Do any individual borrowers benefit from the Fed's announcement? USD debt of corporations incorporated in the United States but without significant operations or a majority of its employees in the United States theoretically benefit. These bonds are now eligible for Fed purchase, but were originally expected to be excluded. In its FAQs, the Fed defines "significant operations in the U.S." as a company with greater than 50% of its consolidated assets in, annual consolidated net income generated in, annual consolidated net operating revenues generated in, or annual consolidated operating expenses (excluding interest expense and any other expenses associated with debt service) generated in the United States as reflected in its most recent audited financial statements.
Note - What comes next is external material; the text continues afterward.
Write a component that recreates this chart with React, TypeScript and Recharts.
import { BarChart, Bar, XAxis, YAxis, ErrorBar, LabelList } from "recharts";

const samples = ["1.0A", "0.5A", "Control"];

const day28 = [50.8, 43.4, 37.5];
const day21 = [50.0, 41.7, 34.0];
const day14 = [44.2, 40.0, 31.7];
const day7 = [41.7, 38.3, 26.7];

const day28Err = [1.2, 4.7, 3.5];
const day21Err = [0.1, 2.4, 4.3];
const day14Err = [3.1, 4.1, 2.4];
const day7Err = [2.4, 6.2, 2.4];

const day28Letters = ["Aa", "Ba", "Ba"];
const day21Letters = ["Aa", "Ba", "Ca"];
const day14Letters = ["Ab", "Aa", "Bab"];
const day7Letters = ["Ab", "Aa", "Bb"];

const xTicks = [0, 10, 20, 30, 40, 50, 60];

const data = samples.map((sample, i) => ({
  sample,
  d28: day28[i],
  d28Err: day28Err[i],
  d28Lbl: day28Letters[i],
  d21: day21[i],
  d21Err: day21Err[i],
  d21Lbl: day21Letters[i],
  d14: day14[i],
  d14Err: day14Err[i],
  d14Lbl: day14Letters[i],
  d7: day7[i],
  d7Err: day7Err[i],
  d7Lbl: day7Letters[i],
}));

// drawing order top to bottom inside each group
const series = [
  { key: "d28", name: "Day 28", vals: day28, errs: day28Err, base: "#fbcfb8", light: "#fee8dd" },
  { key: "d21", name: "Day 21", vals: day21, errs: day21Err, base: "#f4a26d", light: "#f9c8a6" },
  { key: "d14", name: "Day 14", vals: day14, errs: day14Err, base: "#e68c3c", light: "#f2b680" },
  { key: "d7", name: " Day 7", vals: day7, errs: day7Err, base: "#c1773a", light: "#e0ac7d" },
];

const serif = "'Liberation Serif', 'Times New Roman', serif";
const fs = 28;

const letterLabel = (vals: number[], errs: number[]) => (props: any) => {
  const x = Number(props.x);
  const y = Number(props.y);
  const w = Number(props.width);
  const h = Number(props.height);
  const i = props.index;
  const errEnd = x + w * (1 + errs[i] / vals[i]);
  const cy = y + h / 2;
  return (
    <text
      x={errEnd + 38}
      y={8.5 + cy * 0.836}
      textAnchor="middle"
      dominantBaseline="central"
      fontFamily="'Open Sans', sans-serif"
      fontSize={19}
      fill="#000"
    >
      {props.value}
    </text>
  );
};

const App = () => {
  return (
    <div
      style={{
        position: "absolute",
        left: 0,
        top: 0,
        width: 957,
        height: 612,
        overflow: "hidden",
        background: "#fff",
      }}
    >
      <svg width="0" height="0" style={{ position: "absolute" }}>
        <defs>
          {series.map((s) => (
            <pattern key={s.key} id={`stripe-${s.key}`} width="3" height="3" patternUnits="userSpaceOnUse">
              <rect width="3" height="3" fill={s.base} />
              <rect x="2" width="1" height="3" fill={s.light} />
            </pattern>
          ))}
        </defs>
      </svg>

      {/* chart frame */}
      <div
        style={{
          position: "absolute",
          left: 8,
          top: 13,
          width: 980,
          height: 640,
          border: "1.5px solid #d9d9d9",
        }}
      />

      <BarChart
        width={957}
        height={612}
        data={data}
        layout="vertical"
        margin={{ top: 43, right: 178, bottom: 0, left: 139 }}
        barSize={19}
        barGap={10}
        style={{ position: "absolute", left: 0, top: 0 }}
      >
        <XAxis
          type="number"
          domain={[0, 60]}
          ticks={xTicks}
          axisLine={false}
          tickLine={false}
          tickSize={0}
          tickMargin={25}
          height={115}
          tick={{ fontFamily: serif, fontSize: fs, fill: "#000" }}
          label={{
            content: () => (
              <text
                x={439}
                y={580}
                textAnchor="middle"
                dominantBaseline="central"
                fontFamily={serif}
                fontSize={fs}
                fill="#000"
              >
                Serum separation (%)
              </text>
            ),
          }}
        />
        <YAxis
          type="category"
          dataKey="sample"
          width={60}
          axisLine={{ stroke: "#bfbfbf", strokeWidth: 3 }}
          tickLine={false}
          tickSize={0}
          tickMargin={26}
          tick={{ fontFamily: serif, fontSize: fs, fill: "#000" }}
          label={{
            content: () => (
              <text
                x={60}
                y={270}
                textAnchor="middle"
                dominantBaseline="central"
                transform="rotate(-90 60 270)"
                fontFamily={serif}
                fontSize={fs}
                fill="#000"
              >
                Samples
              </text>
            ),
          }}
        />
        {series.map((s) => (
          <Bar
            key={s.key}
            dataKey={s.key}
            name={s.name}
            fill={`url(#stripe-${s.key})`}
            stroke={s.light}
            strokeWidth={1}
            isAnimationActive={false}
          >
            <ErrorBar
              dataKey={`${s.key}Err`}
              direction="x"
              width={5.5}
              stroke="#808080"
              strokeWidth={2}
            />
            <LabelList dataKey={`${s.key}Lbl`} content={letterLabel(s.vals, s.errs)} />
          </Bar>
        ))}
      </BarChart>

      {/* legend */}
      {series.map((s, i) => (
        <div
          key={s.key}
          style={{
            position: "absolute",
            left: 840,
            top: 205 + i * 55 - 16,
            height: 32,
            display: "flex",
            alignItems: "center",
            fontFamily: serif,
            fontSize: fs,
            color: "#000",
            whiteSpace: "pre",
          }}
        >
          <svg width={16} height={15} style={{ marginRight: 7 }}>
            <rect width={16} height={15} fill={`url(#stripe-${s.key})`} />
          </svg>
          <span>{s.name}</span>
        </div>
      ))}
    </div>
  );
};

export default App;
However, in reality, we do not expect to see significant outperformace for this type of borrower. While difficult to quantify given difficulty in isolating borrowers that meet this criteria, we do not expect a significant discount ever developed for this type of borrower that would now be corrected.
How big will SMCCF purchases be? The total size of the program (up to $250 bn through Sept 30) gives the Fed plenty of room to ramp up purchases quite aggressively, although the Fed will leave purchases well below the implied maximum pace as long as market conditions remain constructive. As of last Wednesday, the Fed had purchased $5.5 bn in cumulative ETFs through just over four weeks.
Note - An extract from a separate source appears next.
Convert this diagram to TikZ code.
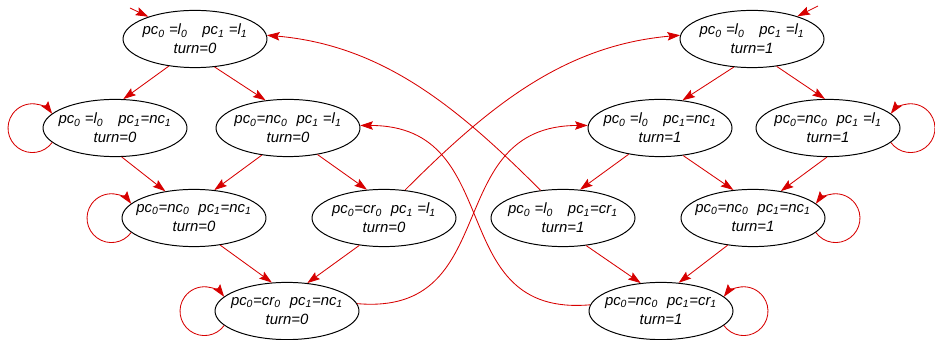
\documentclass[tikz,border=0pt]{standalone}
\usepackage{fontspec}
\setmainfont{Liberation Sans}
\usetikzlibrary{arrows.meta,positioning,shapes.geometric}
\definecolor{edgered}{HTML}{D70000}
\newcommand{\lo}[1]{\textsubscript{#1}}
\newcommand{\gapsep}{\hspace{0.6em}}
\newcommand{\widegap}{\hspace{1em}}
\tikzset{
  state/.style={ellipse, draw=black, line width=0.7pt, minimum width=3.6cm, minimum height=1.43cm, inner xsep=-5pt, inner ysep=0pt, align=center, font=\fontsize{10.6}{13.5}\selectfont\itshape},
  arrow/.style={-{Stealth[length=9pt,width=6pt,inset=1.5pt]}, line width=0.6pt, draw=edgered}
}

\begin{document}
\begin{tikzpicture}[on grid, node distance=2.25cm and 2.3cm]
  \useasboundingbox (0,0) rectangle (23.375,-8.5);
  % turn=0
  \node[state] (ll0) at (4.875,-0.975) {pc\lo{0} =l\lo{0}\widegap pc\lo{1} =l\lo{1}\\turn=0};
  \node[state, below left=2.225cm and 2cm of ll0] (ln0) {pc\lo{0} =l\lo{0}\widegap pc\lo{1}=nc\lo{1}\\turn=0};
  \node[state, below right=2.225cm and 2.325cm of ll0] (nl0) {pc\lo{0}=nc\lo{0}\gapsep pc\lo{1} =l\lo{1}\\turn=0};
  \node[state, below right=2.25cm and 1.975cm of ln0] (nn0) {pc\lo{0}=nc\lo{0}\gapsep pc\lo{1}=nc\lo{1}\\turn=0};
  \node[state, below right=2.25cm and 2.4cm of nl0] (cl0) {pc\lo{0}=cr\lo{0}\gapsep pc\lo{1} =l\lo{1}\\turn=0};
  \node[state, below right=2.325cm and 2.325cm of nn0] (cn0) {pc\lo{0}=cr\lo{0}\gapsep pc\lo{1}=nc\lo{1}\\turn=0};
  % turn=1
  \node[state, right=13.925cm of ll0] (ll1) {pc\lo{0} =l\lo{0}\widegap pc\lo{1} =l\lo{1}\\turn=1};
  \node[state, below left=2.225cm and 2.3cm of ll1] (ln1) {pc\lo{0} =l\lo{0}\widegap pc\lo{1}=nc\lo{1}\\turn=1};
  \node[state, below right=2.225cm and 1.9cm of ll1] (nl1) {pc\lo{0}=nc\lo{0}\gapsep pc\lo{1} =l\lo{1}\\turn=1};
  \node[state, below left=2.25cm and 2.425cm of ln1] (lc1) {pc\lo{0} =l\lo{0}\widegap pc\lo{1}=cr\lo{1}\\turn=1};
  \node[state, below right=2.25cm and 2.325cm of ln1] (nn1) {pc\lo{0}=nc\lo{0}\gapsep pc\lo{1}=nc\lo{1}\\turn=1};
  \node[state, below right=2.325cm and 2.45cm of lc1] (nc1) {pc\lo{0}=nc\lo{0}\gapsep pc\lo{1}=cr\lo{1}\\turn=1};

  \coordinate (start0) at (3.25,-0.2);
  \coordinate (start1) at (20.45,-0.15);
  \draw[arrow] (start0) -- (ll0);
  \draw[arrow] (start1) -- (ll1);

  \draw[arrow] (ll0.226) -- (ln0.74);
  \draw[arrow] (ll0.-55) -- (nl0.129);
  \draw[arrow] (ln0.-77) -- (nn0.137);
  \draw[arrow] (nl0.-134) -- (nn0.54);
  \draw[arrow] (nl0.-42) -- (cl0.121);
  \draw[arrow] (nn0.-46) -- (cn0.118);
  \draw[arrow] (cl0.-132) -- (cn0.54);

  \draw[arrow] (ll1.-123) -- (ln1.51);
  \draw[arrow] (ll1.-48) -- (nl1.96);
  \draw[arrow] (ln1.-140) -- (lc1.59);
  \draw[arrow] (ln1.-50) -- (nn1.125);
  \draw[arrow] (nl1.-92) -- (nn1.44);
  \draw[arrow] (lc1.-50) -- (nc1.126);
  \draw[arrow] (nn1.-133) -- (nc1.58);

  % self loops
  \draw[arrow] (ln0.193) arc[start angle=-36, end angle=-324, radius=0.61cm];
  \draw[arrow] (nn0.193) arc[start angle=-36, end angle=-324, radius=0.61cm];
  \draw[arrow] (cn0.193) arc[start angle=-36, end angle=-324, radius=0.61cm];
  \draw[arrow] (nl1.-13) arc[start angle=-144, end angle=144, radius=0.61cm];
  \draw[arrow] (nn1.-13) arc[start angle=-144, end angle=144, radius=0.61cm];
  \draw[arrow] (nc1.-13) arc[start angle=-144, end angle=144, radius=0.61cm];

  % turn changes
  \draw[arrow] (cl0.53) to[out=45, in=185, looseness=0.95] (ll1.177);
  \draw[arrow] (lc1.129) to[out=135, in=-5, looseness=0.95] (ll0.3);
  \draw[arrow] (cn0.6) to[out=-5, in=180, looseness=1.3] (ln1.178);
  \draw[arrow] (nc1.175) to[out=185, in=0, looseness=1.3] (nl0.2);
\end{tikzpicture}
\end{document}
We expect the pace will grow as the Fed begins to buy individual bonds, although it will remain dependent upon market functioning. To this point, conditions deteriorated significantly late last week, and this may have been a catalyst for yesterday's announcement. In normal times, we expect the Fed to purchase around $2-5 bn each week with the potential to ramp up purchases to several times that amount.
Will the Fed still buy "Eligible Individual Corporate Bonds"? Yes. The Fed's updated FAQs are very clear that the central bank still intends to buy eligible individual corporate bonds. A borrower would need to certify compliance with the significant operations and majority of employees prerequisites in order to be eligible. Upon certification, it appears that the Fed would then buy more secondary market debt of a certified borrower than they otherwise would, according to the Broad Market Index weights. Alongside the PMCCF, these purchases are "expected to become operational in the near future," according to the Fed's announcement yesterday.
How can the Fed provide further support to the market, if necessary, with the known corporate buying programs? It is unlikely that any further announcements regarding the PMCCF or SMCCF purchases of Eligible Individual Corporate Bonds result in incremental risk asset performance because these facilities are now truly emergency facilities. We can't imagine any borrower certifying given associated stigma unless market conditions worsen materially. Therefore, the only thing the Fed can do to existing facilities now is increase/change their size limits. Currently, PMCCF capacity is $500 bn and SMCCF capacity is $250 bn for a total of $750 bn. With the expectation that the PMCCF will not likely get much utilization unless market conditions worsen materially, the Fed could reduce some of the PMCCF's capacity and add it to the SMCCF. Or, they could increase the aggregate size of the programs.